■ **REQUEST**
Would you repeat the listing exactly but omit every picture?

— START OF DATA PROVIDED —

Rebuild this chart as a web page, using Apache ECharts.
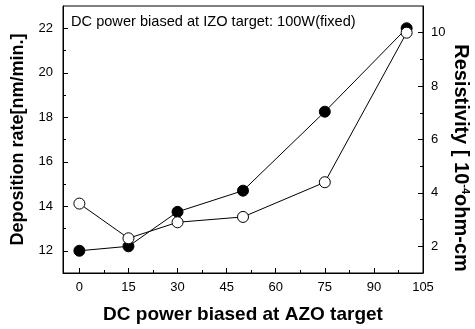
<!DOCTYPE html>
<html>
<head>
<meta charset="utf-8">
<script src="https://cdn.jsdelivr.net/npm/echarts@6/dist/echarts.min.js"></script>
<style>
  html, body { margin: 0; padding: 0; background: #fff; }
  #main { width: 475px; height: 329px; }
</style>
</head>
<body>
<div id="main"></div>
<script>
var powerAZO = [0, 15, 30, 50, 75, 100];
var depositionRate = [12.0, 12.2, 13.75, 14.7, 18.25, 22.0];
var resistivity = [3.6, 2.3, 2.9, 3.1, 4.4, 10.0];

var xTicks = [0, 15, 30, 45, 60, 75, 90, 105];
var xMinorTicks = [7.5, 22.5, 37.5, 52.5, 67.5, 82.5, 97.5];
var leftTicks = [12, 14, 16, 18, 20, 22];
var leftMinorTicks = [13, 15, 17, 19, 21];
var rightTicks = [2, 4, 6, 8, 10];
var rightMinorTicks = [3, 5, 7, 9];

var dom = document.getElementById('main');
var myChart = echarts.init(dom);

var tickFont = {
  color: '#000',
  fontFamily: 'Liberation Sans',
  fontSize: 13
};

// extra axis with the same scale, only used for the short minor ticks
function minorAxis(extra) {
  var ax = {
    type: 'value',
    axisLine: { show: false, onZero: false },
    axisLabel: { show: false },
    splitLine: { show: false }
  };
  for (var k in extra) ax[k] = extra[k];
  return ax;
}

var option = {
  animation: false,
  textStyle: { fontFamily: 'Liberation Sans' },
  grid: {
    left: 63,
    right: 52,
    top: 6,
    bottom: 56,
    show: true,
    borderColor: '#000',
    borderWidth: 1
  },
  graphic: [
    {
      type: 'text',
      left: 71,
      top: 14,
      style: {
        text: 'DC power biased at IZO target: 100W(fixed)',
        font: '14.6px "Liberation Sans"',
        fill: '#000'
      }
    },
    {
      type: 'text',
      x: 461,
      y: 158,
      rotation: -Math.PI / 2,
      style: {
        text: '{n|Resistivity [ 10}{s|-4}{n|ohm-cm}',
        align: 'center',
        verticalAlign: 'middle',
        rich: {
          n: { font: 'bold 20px "Liberation Sans"', fill: '#000' },
          s: { font: 'bold 11px "Liberation Sans"', fill: '#000', verticalAlign: 'top', padding: [0, 0, 9, 0] }
        }
      }
    }
  ],
  xAxis: [
    {
      type: 'value',
      min: -5,
      max: 105,
      name: 'DC power biased at AZO target',
      nameLocation: 'middle',
      nameGap: 32,
      nameTextStyle: { fontSize: 19, fontWeight: 'bold', color: '#000' },
      axisLine: { show: true, onZero: false, lineStyle: { color: '#000', width: 1 } },
      axisTick: {
        show: true,
        inside: true,
        length: 5,
        customValues: xTicks,
        lineStyle: { color: '#000' }
      },
      axisLabel: Object.assign({ customValues: xTicks, margin: 8 }, tickFont),
      splitLine: { show: false }
    },
    minorAxis({
      min: -5,
      max: 105,
      position: 'bottom',
      axisTick: {
        show: true, inside: true, length: 3,
        customValues: xMinorTicks,
        lineStyle: { color: '#000' }
      }
    })
  ],
  yAxis: [
    {
      type: 'value',
      min: 11,
      max: 23,
      position: 'left',
      name: 'Deposition rate[nm/min.]',
      nameLocation: 'middle',
      nameGap: 36,
      nameRotate: 90,
      nameTextStyle: { fontSize: 18, fontWeight: 'bold', color: '#000' },
      axisLine: { show: true, onZero: false, lineStyle: { color: '#000', width: 1 } },
      axisTick: {
        show: true,
        inside: true,
        length: 5,
        customValues: leftTicks,
        lineStyle: { color: '#000' }
      },
      axisLabel: Object.assign({ customValues: leftTicks, margin: 10 }, tickFont),
      splitLine: { show: false }
    },
    {
      type: 'value',
      min: 1,
      max: 11,
      position: 'right',
      axisLine: { show: true, onZero: false, lineStyle: { color: '#000', width: 1 } },
      axisTick: {
        show: true,
        inside: true,
        length: 5,
        customValues: rightTicks,
        lineStyle: { color: '#000' }
      },
      axisLabel: Object.assign({ customValues: rightTicks, margin: 8 }, tickFont),
      splitLine: { show: false }
    },
    minorAxis({
      min: 11,
      max: 23,
      position: 'left',
      axisTick: {
        show: true, inside: true, length: 3,
        customValues: leftMinorTicks,
        lineStyle: { color: '#000' }
      }
    }),
    minorAxis({
      min: 1,
      max: 11,
      position: 'right',
      axisTick: {
        show: true, inside: true, length: 3,
        customValues: rightMinorTicks,
        lineStyle: { color: '#000' }
      }
    })
  ],
  series: [
    {
      name: 'Deposition rate',
      type: 'line',
      xAxisIndex: 0,
      yAxisIndex: 0,
      data: powerAZO.map(function (x, i) { return [x, depositionRate[i]]; }),
      symbol: 'circle',
      symbolSize: 11,
      lineStyle: { color: '#000', width: 1 },
      itemStyle: { color: '#000', borderColor: '#000', borderWidth: 1 },
      z: 2
    },
    {
      name: 'Resistivity',
      type: 'line',
      xAxisIndex: 0,
      yAxisIndex: 1,
      data: powerAZO.map(function (x, i) { return [x, resistivity[i]]; }),
      symbol: 'circle',
      symbolSize: 11,
      lineStyle: { color: '#000', width: 1 },
      itemStyle: { color: '#fff', borderColor: '#000', borderWidth: 1 },
      z: 3
    }
  ]
};

myChart.setOption(option, true);
</script>
</body>
</html>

— END OF DATA PROVIDED —

■ **PROBLEM SOLUTION**
Rebuild this chart as a web page, using Apache ECharts.
<!DOCTYPE html>
<html>
<head>
<meta charset="utf-8">
<script src="https://cdn.jsdelivr.net/npm/echarts@6/dist/echarts.min.js"></script>
<style>
  html, body { margin: 0; padding: 0; background: #fff; }
  #main { width: 475px; height: 329px; }
</style>
</head>
<body>
<div id="main"></div>
<script>
var powerAZO = [0, 15, 30, 50, 75, 100];
var depositionRate = [12.0, 12.2, 13.75, 14.7, 18.25, 22.0];
var resistivity = [3.6, 2.3, 2.9, 3.1, 4.4, 10.0];

var xTicks = [0, 15, 30, 45, 60, 75, 90, 105];
var xMinorTicks = [7.5, 22.5, 37.5, 52.5, 67.5, 82.5, 97.5];
var leftTicks = [12, 14, 16, 18, 20, 22];
var leftMinorTicks = [13, 15, 17, 19, 21];
var rightTicks = [2, 4, 6, 8, 10];
var rightMinorTicks = [3, 5, 7, 9];

var dom = document.getElementById('main');
var myChart = echarts.init(dom);

var tickFont = {
  color: '#000',
  fontFamily: 'Liberation Sans',
  fontSize: 13
};

// extra axis with the same scale, only used for the short minor ticks
function minorAxis(extra) {
  var ax = {
    type: 'value',
    axisLine: { show: false, onZero: false },
    axisLabel: { show: false },
    splitLine: { show: false }
  };
  for (var k in extra) ax[k] = extra[k];
  return ax;
}

var option = {
  animation: false,
  textStyle: { fontFamily: 'Liberation Sans' },
  grid: {
    left: 63,
    right: 52,
    top: 6,
    bottom: 56,
    show: true,
    borderColor: '#000',
    borderWidth: 1
  },
  graphic: [
    {
      type: 'text',
      left: 71,
      top: 14,
      style: {
        text: 'DC power biased at IZO target: 100W(fixed)',
        font: '14.6px "Liberation Sans"',
        fill: '#000'
      }
    },
    {
      type: 'text',
      x: 461,
      y: 158,
      rotation: -Math.PI / 2,
      style: {
        text: '{n|Resistivity [ 10}{s|-4}{n|ohm-cm}',
        align: 'center',
        verticalAlign: 'middle',
        rich: {
          n: { font: 'bold 20px "Liberation Sans"', fill: '#000' },
          s: { font: 'bold 11px "Liberation Sans"', fill: '#000', verticalAlign: 'top', padding: [0, 0, 9, 0] }
        }
      }
    }
  ],
  xAxis: [
    {
      type: 'value',
      min: -5,
      max: 105,
      name: 'DC power biased at AZO target',
      nameLocation: 'middle',
      nameGap: 32,
      nameTextStyle: { fontSize: 19, fontWeight: 'bold', color: '#000' },
      axisLine: { show: true, onZero: false, lineStyle: { color: '#000', width: 1 } },
      axisTick: {
        show: true,
        inside: true,
        length: 5,
        customValues: xTicks,
        lineStyle: { color: '#000' }
      },
      axisLabel: Object.assign({ customValues: xTicks, margin: 8 }, tickFont),
      splitLine: { show: false }
    },
    minorAxis({
      min: -5,
      max: 105,
      position: 'bottom',
      axisTick: {
        show: true, inside: true, length: 3,
        customValues: xMinorTicks,
        lineStyle: { color: '#000' }
      }
    })
  ],
  yAxis: [
    {
      type: 'value',
      min: 11,
      max: 23,
      position: 'left',
      name: 'Deposition rate[nm/min.]',
      nameLocation: 'middle',
      nameGap: 36,
      nameRotate: 90,
      nameTextStyle: { fontSize: 18, fontWeight: 'bold', color: '#000' },
      axisLine: { show: true, onZero: false, lineStyle: { color: '#000', width: 1 } },
      axisTick: {
        show: true,
        inside: true,
        length: 5,
        customValues: leftTicks,
        lineStyle: { color: '#000' }
      },
      axisLabel: Object.assign({ customValues: leftTicks, margin: 10 }, tickFont),
      splitLine: { show: false }
    },
    {
      type: 'value',
      min: 1,
      max: 11,
      position: 'right',
      axisLine: { show: true, onZero: false, lineStyle: { color: '#000', width: 1 } },
      axisTick: {
        show: true,
        inside: true,
        length: 5,
        customValues: rightTicks,
        lineStyle: { color: '#000' }
      },
      axisLabel: Object.assign({ customValues: rightTicks, margin: 8 }, tickFont),
      splitLine: { show: false }
    },
    minorAxis({
      min: 11,
      max: 23,
      position: 'left',
      axisTick: {
        show: true, inside: true, length: 3,
        customValues: leftMinorTicks,
        lineStyle: { color: '#000' }
      }
    }),
    minorAxis({
      min: 1,
      max: 11,
      position: 'right',
      axisTick: {
        show: true, inside: true, length: 3,
        customValues: rightMinorTicks,
        lineStyle: { color: '#000' }
      }
    })
  ],
  series: [
    {
      name: 'Deposition rate',
      type: 'line',
      xAxisIndex: 0,
      yAxisIndex: 0,
      data: powerAZO.map(function (x, i) { return [x, depositionRate[i]]; }),
      symbol: 'circle',
      symbolSize: 11,
      lineStyle: { color: '#000', width: 1 },
      itemStyle: { color: '#000', borderColor: '#000', borderWidth: 1 },
      z: 2
    },
    {
      name: 'Resistivity',
      type: 'line',
      xAxisIndex: 0,
      yAxisIndex: 1,
      data: powerAZO.map(function (x, i) { return [x, resistivity[i]]; }),
      symbol: 'circle',
      symbolSize: 11,
      lineStyle: { color: '#000', width: 1 },
      itemStyle: { color: '#fff', borderColor: '#000', borderWidth: 1 },
      z: 3
    }
  ]
};

myChart.setOption(option, true);
</script>
</body>
</html>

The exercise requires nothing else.